Des Sokrates Verteidigung, die wir in der Niederschrift Platons haben, endet mit dem Satz, es sei allen verborgen ausser Gott, ob den Verurteilten oder die Henker das bessere Los träfe. Das haben Ungezählte protestierend nachgesprochen. Aber der Kampf mit den Göttern hat nie aufgehört.
In der altsächsischen Schöpfungsgeschichte wird deutlich, dass um 830 der Protest des Prometheus noch ganz lebendig war. Luzifer, der sich gegen den Herrn empörende Fürst, wird zur Strafe als
Satan in die Hölle versetzt, «er solle die Tiefe der Höllennacht hüten, doch nicht wider den Herrn streiten». Daraus entwickelt sich dann als eine Rache Satans der Sündenfall. Das von Gott den Menschen verliehene Reich, sie verlieren es und kommen «in die Lohe, die heisse» und Satans Harm ist nun gerächt…
Um das Jahr 1000, als im Christentum wie im Islam politische und soziale Krisen an der Tagesordnung waren, dichtete al-Mutajjam: «Nein, gewisslich, ich werde zu Gott nicht beten, solange ich arm bin. Lass doch den Saih al-Galil und Fa’iq zu ihm beten! Warum soll ich beten? Wo ist mein Geld? Wo mein Haus? Wo meine Pferde, reichen Kleider und Goldgürtel? Wollte ich beten, solange meine rechte Hand nicht eine Spanne Erde besitzt, so wäre ich wahrlich ein Heuchler…» Hier richtet sich der soziale Protest, das Aufbegehren gegen eine ungerechte Gesellschaftsordnung gegen Gott. Seine Allmacht wird anerkannt; also gehen die sozialen Missstände auf seine Rechnung. So etwa argumentierten die revolutionären Schiiten.

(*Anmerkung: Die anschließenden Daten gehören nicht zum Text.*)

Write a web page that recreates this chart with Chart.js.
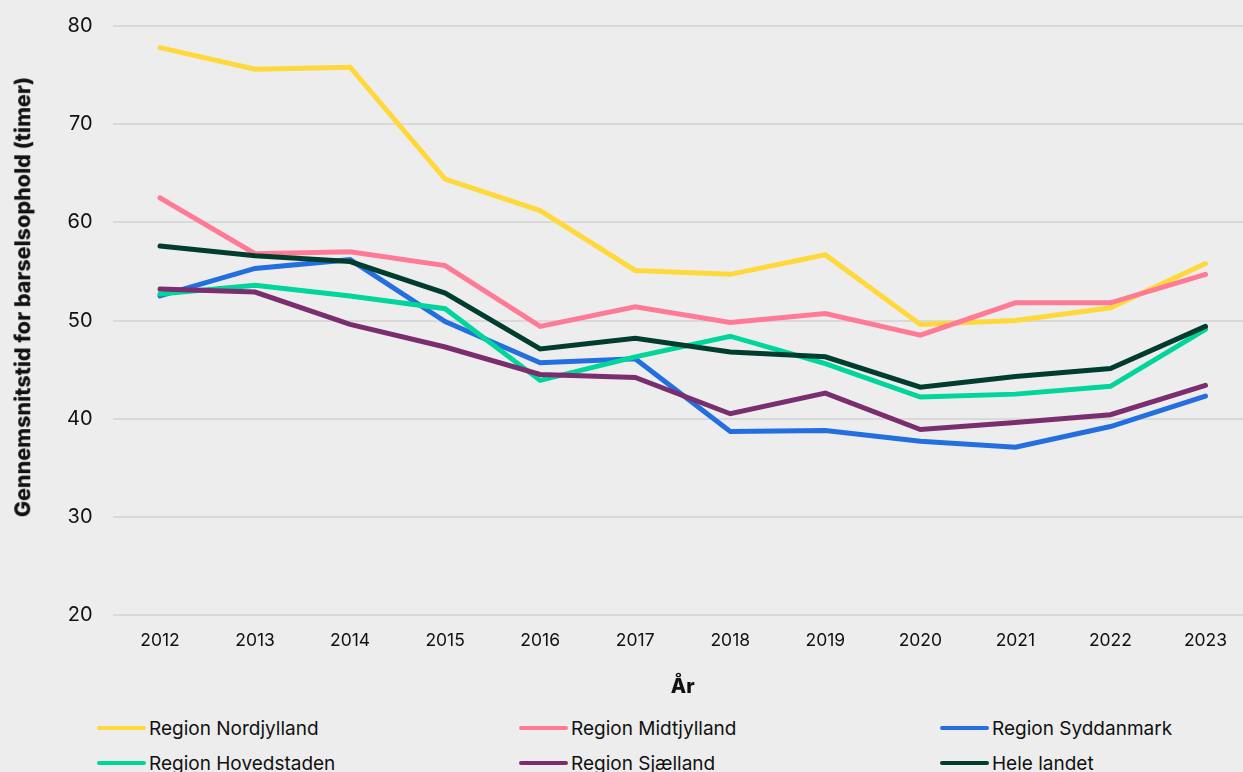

Ähnlich haderten christliche Sekten mit ihrem Gott, andere schoben der schlimmen Welt die Schuld zu, wie Notker, der wahrscheinlich ein Mönch von Zwiefalten war und zwischen 1060 und 1070 alemannisch dichtete:
«Ja, du gar schlimmer mundus (Welt), wie betrügst du uns so!
Du hast uns beherrscht, so sind wir alle betrogen.
Verlassen wir dich nicht beizeiten, verlieren wir Seele und Leib.
Solange wir hier leben, hat Gott uns die freie Entscheidung gegeben.»
Wer wohl tut hat’s gut und braucht sich um den Lohn nicht zu sorgen, der andere fährt ins Feuer, wo Satan regiert.